Over winter break and the Decemberween season, because of the magazine's we do get, we were sent all sorts of crazy offers for other magazines, and by and large Corrie said: "Just do it. Who cares. Cass and Camille love them, and Cass does read them...so..."
Before last December, we got Archeology, The Smithsonian, Mad Magazine, and Highlights and High Five, two of the same type of thing for different age groups ( I think my mom sent those). After last December, we've added Ranger Rick, Ranger Rick Jr, The New Yorker, American Archeology, and Ancient Egypt. If we add all of the checks that went out for those magazines, it would still be, like eighty-bucks. Cass loves Egypt, and all the archeology magazines we tend to think of as travel magazines, so... Also, the Ranger Ricks are made by the National Wildlife Federation, and I guess they could use all the money they can get.
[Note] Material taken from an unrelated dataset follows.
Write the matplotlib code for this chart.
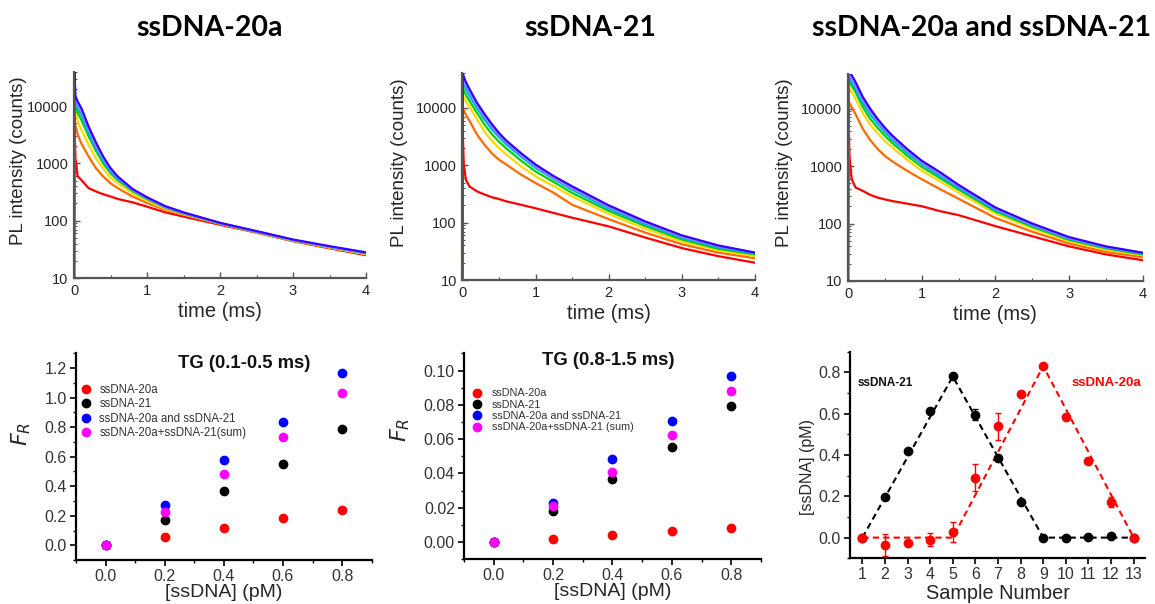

Anywho, so far we've gotten just one of the American Archeology magazines (that's the Archeological Conservancy), and I have to say I've been deeply and pleasantly surprised by the stories.
- The cover story about rising sea levels focuses on many coastal colonial settlements (many in climate-change-denying areas) having been washed away by new coastlines;
- A story about where the original cows that are here now came from. We mostly know that the Spanish brought them, but did you know they're originally from Western Africa?
- It turns out that native tribes were far more advanced in terms of metallurgical knowledge and ability, and had harnessed copper forging around the same time European counterparts did, about eight thousand years ago. It turns out there are so many metal spear points and arrowheads that American scientists used to think European settlers must have been stateside much earlier, because how could natives do this? [See: racism in academia] Also, they found a copper quarry in present day Michigan...it was more like a gouge that had a vein of cooper ore that had been worked for a number of years, but it was thousands of years old.